День и ночь моя голова была полна любовных грез, но я ничего не могла придумать. Как-то раз я вдруг вспомнила про одного моего старого знакомого — торговца тканями из лавки Этигоя. Он в прежнее время навещал господский дом, где я служила. Велев служанке прихватить мешочек, я отправилась к нему на улицу Хонтё и сказала:
— Я теперь оставила службу у господ и живу в одиночестве. В доме даже кота нет. Мой сосед с восточной стороны все время в отлучке, а соседка с западной стороны — семидесятилетняя старуха, тугая на ухо. Дом напротив обнесен колючей оградой, и в нем ни живой души. Смотри же, если случится тебе продавать свой товар в богатых домах по соседству со мной, непременно заходи ко мне отдохнуть.
Я выпросила у него в долг один тан самого лучшего киперного шелка кага, алое ночное платье с одним рукавом [108] и пояс из шелка рюмон.
Напрасно торговец дает себе слово не отпускать товара в долг, особенно если он молод. Ему трудно сказать «нет» красивой женщине, и он в конце концов отдает товар, не спрашивая денег.

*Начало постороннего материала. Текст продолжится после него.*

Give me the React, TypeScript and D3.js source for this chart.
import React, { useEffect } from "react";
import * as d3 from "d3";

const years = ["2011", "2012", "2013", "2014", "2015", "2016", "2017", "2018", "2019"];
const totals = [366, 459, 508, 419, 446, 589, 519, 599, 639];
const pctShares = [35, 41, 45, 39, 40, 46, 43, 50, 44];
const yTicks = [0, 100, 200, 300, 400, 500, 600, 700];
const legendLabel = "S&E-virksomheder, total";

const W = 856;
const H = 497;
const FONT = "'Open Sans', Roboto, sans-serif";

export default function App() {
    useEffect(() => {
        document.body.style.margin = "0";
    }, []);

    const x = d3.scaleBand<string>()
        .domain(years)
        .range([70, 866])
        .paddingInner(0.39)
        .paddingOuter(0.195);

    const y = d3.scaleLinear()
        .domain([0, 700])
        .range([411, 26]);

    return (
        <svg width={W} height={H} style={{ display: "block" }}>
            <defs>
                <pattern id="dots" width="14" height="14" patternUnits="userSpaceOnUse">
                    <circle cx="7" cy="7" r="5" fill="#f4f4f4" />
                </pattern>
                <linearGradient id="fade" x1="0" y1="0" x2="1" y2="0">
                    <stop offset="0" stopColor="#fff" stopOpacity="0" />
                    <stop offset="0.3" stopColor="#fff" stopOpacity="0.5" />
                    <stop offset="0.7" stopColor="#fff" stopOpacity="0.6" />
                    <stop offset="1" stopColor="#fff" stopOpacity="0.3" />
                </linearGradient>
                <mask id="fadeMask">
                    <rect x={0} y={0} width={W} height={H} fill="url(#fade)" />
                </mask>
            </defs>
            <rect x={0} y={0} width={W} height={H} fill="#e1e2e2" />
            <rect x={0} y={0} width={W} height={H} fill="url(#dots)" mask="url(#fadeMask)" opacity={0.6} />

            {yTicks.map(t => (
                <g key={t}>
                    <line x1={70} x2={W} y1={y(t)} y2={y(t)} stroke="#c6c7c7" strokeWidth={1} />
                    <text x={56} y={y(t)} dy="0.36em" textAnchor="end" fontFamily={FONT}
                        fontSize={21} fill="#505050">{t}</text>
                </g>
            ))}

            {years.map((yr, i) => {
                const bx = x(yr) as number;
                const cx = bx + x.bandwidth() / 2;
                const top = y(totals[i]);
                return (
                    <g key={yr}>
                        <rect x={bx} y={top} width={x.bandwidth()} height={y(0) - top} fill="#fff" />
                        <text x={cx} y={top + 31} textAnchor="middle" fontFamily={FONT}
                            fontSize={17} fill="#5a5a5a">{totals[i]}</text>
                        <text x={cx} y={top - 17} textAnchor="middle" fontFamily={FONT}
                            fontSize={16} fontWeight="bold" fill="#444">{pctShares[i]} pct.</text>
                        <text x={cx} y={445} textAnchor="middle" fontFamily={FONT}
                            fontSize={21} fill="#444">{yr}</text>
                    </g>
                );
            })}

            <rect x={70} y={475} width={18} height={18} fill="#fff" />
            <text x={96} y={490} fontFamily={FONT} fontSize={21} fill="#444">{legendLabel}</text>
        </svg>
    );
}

Но прошло немного времени, настал восьмой день девятого месяца [109], и человек четырнадцать-пятнадцать приказчиков стали спорить между собой, кому идти ко мне требовать уплаты за товар. Каждый кричал, что пойдет именно он. Среди них был один человек уже в преклонных годах. Он не знал ни любви, ни жалости, даже во сне щелкал на счетах, а наяву не расставался с пером и тушечницей. Для своего хозяина в Киото он был таким же преданным слугой, как белая мышь для бога Дайкоку [110].
Равнодушный ко всему, кроме наживы, он верно судил о людях и был человеком несравненного ума. Старик нетерпеливо сказал болтливым приказчикам:
— Я сам взыщу с нее долг. Шею сверну, а получу.

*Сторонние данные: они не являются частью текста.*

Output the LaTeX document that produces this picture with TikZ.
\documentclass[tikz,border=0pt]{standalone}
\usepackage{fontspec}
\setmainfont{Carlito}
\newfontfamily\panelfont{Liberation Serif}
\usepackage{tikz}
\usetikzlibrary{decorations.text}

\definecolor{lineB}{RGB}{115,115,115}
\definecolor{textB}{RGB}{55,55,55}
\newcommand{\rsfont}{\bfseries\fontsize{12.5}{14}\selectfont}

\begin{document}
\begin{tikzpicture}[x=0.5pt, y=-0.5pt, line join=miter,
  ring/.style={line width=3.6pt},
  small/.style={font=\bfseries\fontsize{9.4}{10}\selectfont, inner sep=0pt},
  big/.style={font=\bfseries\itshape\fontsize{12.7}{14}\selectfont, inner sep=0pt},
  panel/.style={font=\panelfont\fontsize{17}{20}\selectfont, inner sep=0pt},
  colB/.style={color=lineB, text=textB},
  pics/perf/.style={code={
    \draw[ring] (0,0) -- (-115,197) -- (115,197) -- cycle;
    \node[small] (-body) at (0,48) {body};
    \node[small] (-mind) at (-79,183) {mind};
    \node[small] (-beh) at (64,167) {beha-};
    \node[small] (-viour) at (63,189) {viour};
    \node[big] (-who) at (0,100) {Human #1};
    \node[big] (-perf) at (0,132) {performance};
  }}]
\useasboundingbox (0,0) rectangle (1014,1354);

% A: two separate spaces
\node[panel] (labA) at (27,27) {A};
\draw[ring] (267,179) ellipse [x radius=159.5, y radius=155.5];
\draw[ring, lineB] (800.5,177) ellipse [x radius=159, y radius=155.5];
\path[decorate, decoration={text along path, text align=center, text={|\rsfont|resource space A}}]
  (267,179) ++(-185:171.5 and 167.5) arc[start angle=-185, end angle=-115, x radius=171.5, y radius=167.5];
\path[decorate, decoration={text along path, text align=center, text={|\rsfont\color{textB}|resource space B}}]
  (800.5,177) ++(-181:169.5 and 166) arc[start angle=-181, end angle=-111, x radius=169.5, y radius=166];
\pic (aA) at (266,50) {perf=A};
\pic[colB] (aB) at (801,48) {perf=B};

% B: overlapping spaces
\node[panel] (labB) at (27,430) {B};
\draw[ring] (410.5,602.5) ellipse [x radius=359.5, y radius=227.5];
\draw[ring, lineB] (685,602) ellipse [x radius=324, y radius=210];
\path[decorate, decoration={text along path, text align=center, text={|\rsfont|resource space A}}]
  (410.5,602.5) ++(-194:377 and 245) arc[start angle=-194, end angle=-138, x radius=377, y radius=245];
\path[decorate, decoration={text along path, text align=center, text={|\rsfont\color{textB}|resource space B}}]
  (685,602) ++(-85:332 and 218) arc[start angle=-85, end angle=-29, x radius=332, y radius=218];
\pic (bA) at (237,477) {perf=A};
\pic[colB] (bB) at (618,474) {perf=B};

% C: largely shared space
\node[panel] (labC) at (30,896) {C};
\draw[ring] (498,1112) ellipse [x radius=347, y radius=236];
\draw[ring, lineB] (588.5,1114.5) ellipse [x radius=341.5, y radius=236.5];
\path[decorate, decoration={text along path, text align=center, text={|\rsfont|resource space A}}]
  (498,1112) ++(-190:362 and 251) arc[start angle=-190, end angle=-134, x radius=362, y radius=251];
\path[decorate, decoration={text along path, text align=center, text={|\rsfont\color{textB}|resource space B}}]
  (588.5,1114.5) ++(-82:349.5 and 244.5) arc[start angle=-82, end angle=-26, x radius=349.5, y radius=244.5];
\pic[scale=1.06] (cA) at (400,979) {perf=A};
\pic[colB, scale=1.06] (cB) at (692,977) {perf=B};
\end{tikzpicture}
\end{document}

Он поторопился пойти сам и набросился на меня с грубыми словами. Но я ничуть не смутилась:
— Из-за безделицы вам пришлось идти в такую даль. Как мне перед вами извиниться!
Я сбросила с себя свое платье цвета лепестков сливы и сказала:
— Это платье я дала окрасить по особому заказу, а не проносила и двух дней. Вот и пояс. У меня нет наличных денег. Делать нечего, возьмите хоть это.
С глазами полными слез я разделась донага, только одно свое красное косимаки на себе оставила…
Тело у меня было замечательной красоты, не слишком полное, не чересчур худое, нигде ни единой отметины, даже малейшего шрама от прижигания моксой не было, такое гладкое, точно маслом смазано. Не мудрено, что при этом виде даже сурового старого приказчика проняла дрожь.
— Несчастная! Как можно забрать у нее последнее платье? Еще, на беду, простудится.
И он снова надел на меня мое платье. Попался-таки женщине в руки! Я воскликнула:
— Вот поистине сострадательный человек! — и оперлась на него.
Старик, взыграв духом, подозвал своего слугу Кюроку, велел ему открыть переносной ящик и достал оттуда пригоршню мелочи:
— Вот возьми. Навести дома любви на улице Ситаядори и в Иосиваре. Я даю тебе отпуск.
У слуги ум за разум зашел, он ушам своим не поверил. Весь побагровев, он даже ничего не мог сказать в ответ и с трудом только понял, что это правда.
«Эге! Значит, я ему помеха в его любовных шашнях. Старик мой всегда такой скряга, и вдруг… Сейчас хороший случай выпросить что-нибудь», — подумал Кюроку и сказал:
— Нет, я ни за что не решусь показаться в домах любви: ведь на мне плохое бумажное фундоси.
— В самом деле, — согласился приказчик и, отмерив, сколько потребуется, дал ему кусок шелка в одну ширину.
Слуга схватил ткань, обмотал вокруг бедер, даже не сшив концы, и, вне себя от радости, пустился бежать туда, куда его влекло сердце.
Приказчик сейчас же закрыл дверь на запор, повесил на окно большой плетеный зонт и заключил со мной любовный союз без помощи сватов.
С той поры он бросил думать о наживе и пустился во все тяжкие. И даже нельзя было извинить его безрассудства как грех молодости. Он причинил огромные убытки торговой лавке в Эдо, и хозяину пришлось вызвать его назад в Киото.
Назвавшись мастерицей по шитью, женщина повсюду ходит с ящичком для шитья, старается понравиться тому, другому, берет по одной серебряной монете в день и довольно ловко зарабатывает себе на пропитание, хотя так ни одной вещи и не сошьет. Но на этой нити нет узелка, долго она не прослужит.